• TASK DIRECTIONS
Copy out each line below that has the word "matplotlib" in it.

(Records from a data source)
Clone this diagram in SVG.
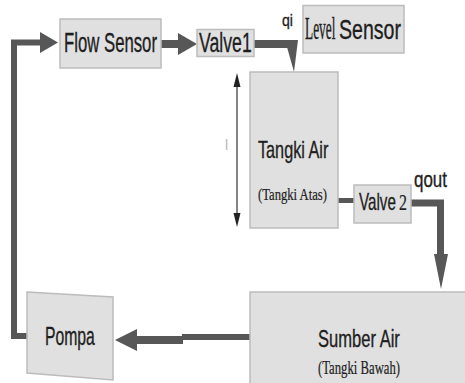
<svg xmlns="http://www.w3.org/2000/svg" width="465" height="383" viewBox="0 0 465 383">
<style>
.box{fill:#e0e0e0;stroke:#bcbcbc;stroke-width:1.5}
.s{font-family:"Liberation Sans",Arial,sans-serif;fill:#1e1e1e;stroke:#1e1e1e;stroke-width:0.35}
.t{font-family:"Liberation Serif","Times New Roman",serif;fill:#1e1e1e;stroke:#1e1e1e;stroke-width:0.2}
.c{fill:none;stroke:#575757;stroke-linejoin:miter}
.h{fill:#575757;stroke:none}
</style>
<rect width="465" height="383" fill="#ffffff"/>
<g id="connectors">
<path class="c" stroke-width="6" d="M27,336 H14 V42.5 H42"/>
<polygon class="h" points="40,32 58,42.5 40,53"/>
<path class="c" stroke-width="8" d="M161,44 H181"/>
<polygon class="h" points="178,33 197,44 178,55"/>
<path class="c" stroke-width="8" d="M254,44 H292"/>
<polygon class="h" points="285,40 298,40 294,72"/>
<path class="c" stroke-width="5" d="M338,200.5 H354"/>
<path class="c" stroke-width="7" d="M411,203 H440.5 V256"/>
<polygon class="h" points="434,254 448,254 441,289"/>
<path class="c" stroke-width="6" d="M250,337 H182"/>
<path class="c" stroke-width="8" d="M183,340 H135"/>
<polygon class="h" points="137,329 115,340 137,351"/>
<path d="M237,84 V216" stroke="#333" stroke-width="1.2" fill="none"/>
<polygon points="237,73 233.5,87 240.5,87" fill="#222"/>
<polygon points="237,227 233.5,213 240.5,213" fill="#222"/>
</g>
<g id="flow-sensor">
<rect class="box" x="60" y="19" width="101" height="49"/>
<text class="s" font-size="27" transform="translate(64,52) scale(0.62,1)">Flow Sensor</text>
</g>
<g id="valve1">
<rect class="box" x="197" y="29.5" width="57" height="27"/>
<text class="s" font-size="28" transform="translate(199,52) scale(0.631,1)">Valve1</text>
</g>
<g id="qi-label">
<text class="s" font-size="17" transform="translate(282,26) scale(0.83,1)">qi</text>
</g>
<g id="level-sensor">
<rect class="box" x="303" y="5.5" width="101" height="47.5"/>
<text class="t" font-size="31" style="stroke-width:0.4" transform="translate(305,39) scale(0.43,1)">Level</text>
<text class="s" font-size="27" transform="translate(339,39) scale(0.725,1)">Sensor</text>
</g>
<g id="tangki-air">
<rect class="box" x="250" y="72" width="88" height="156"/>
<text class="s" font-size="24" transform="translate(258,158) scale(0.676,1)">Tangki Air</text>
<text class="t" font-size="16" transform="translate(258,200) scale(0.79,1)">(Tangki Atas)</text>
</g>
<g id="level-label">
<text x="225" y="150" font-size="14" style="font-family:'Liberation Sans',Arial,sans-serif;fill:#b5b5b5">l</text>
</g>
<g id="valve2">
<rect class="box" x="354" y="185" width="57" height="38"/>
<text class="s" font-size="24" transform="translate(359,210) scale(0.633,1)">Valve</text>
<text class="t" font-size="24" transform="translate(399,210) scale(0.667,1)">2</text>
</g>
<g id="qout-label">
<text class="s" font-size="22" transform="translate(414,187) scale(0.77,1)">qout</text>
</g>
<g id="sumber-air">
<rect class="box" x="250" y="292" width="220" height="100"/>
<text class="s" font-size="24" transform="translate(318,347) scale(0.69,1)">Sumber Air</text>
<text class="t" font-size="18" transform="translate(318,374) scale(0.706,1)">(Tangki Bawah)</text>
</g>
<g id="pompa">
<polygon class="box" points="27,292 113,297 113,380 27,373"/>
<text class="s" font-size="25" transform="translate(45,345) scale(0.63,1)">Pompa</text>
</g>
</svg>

---

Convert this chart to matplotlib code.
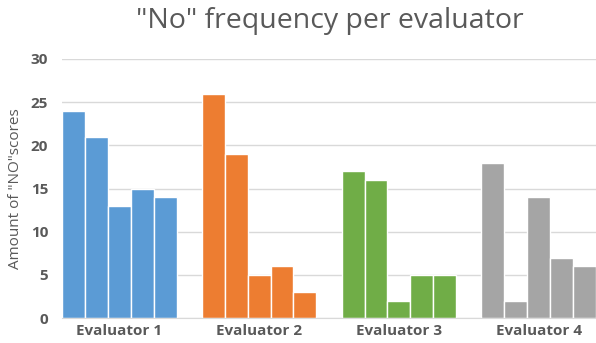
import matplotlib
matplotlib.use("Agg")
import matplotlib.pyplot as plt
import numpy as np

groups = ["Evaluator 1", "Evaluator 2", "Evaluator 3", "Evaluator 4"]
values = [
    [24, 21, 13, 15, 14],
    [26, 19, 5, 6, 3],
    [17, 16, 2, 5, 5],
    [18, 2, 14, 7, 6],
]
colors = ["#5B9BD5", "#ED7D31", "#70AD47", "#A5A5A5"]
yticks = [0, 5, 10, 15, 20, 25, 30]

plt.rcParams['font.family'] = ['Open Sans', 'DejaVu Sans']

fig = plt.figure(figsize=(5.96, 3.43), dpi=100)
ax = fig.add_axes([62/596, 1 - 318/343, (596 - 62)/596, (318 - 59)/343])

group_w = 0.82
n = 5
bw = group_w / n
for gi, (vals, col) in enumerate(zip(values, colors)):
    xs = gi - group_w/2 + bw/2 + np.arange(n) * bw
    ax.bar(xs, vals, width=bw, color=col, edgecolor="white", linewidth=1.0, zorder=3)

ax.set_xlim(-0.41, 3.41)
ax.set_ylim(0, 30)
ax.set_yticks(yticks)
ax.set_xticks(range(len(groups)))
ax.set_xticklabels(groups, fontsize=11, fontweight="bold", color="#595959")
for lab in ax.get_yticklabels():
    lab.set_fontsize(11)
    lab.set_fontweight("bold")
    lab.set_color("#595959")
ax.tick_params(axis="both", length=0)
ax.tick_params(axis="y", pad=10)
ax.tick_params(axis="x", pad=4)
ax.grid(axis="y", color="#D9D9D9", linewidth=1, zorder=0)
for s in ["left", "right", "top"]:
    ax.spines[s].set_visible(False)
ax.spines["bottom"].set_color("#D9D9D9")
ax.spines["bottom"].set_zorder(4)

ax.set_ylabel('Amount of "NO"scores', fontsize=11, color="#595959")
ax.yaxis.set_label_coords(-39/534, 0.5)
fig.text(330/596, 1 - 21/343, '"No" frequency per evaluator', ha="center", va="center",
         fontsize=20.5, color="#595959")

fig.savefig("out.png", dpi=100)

* * *

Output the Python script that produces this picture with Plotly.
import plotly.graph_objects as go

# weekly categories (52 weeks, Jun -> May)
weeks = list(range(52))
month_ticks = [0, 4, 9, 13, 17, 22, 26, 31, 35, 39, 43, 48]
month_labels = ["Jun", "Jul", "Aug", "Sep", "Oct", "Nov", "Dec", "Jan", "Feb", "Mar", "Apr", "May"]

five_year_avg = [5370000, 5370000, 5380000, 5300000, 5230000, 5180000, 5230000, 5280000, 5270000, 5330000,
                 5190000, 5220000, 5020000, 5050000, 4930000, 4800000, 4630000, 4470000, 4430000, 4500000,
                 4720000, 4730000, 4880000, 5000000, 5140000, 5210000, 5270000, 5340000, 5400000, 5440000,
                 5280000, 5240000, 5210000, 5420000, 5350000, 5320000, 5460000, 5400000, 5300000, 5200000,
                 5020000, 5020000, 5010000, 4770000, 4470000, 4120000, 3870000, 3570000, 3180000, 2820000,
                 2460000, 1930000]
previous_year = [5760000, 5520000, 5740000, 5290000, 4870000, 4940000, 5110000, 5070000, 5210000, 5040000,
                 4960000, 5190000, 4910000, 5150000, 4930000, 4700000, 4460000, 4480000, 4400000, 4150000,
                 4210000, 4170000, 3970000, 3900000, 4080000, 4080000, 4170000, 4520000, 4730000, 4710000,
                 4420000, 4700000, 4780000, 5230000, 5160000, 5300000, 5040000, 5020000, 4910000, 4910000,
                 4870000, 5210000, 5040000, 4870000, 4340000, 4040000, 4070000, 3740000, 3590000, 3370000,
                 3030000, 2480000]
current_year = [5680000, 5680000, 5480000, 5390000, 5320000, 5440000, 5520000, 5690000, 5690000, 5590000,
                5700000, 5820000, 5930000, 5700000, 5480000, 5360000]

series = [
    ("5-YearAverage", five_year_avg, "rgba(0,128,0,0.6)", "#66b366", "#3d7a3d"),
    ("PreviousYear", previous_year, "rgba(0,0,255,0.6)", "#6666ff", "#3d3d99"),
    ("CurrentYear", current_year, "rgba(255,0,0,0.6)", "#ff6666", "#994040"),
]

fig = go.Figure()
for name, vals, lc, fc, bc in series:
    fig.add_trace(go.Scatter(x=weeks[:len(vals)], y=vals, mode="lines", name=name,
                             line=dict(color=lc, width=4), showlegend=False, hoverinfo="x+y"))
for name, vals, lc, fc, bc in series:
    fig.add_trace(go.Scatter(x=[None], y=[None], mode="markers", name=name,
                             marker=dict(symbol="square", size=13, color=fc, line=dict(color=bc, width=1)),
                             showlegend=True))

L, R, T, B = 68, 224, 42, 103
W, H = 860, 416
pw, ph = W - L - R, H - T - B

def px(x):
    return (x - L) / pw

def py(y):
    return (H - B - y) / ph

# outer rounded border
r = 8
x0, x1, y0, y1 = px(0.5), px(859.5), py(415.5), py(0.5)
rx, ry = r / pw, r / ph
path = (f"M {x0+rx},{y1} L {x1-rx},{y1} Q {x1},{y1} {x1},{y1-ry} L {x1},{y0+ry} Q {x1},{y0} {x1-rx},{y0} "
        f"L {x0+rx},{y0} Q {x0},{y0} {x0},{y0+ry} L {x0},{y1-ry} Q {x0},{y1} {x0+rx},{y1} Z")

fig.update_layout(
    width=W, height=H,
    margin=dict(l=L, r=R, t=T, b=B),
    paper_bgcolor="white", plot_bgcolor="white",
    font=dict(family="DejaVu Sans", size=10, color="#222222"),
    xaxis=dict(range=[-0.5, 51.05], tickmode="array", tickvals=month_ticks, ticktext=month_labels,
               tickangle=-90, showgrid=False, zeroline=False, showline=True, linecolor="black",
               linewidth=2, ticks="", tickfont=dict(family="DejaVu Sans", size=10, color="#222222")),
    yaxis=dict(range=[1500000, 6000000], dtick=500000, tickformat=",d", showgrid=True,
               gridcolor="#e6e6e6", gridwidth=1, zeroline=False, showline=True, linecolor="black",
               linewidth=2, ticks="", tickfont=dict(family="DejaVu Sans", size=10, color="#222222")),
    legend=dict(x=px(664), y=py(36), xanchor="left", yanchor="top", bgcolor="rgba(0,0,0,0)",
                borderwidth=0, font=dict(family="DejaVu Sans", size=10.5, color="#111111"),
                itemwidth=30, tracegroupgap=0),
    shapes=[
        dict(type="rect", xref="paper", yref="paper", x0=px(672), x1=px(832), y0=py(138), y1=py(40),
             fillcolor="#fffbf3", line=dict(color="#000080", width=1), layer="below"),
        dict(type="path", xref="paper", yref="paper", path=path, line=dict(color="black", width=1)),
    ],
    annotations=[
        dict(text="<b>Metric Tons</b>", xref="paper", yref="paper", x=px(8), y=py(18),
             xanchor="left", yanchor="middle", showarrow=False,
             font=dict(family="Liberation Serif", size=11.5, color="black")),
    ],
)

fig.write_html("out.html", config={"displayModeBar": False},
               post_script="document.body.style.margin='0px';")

• ANSWER
Convert this chart to matplotlib code.
import matplotlib
matplotlib.use("Agg")
import matplotlib.pyplot as plt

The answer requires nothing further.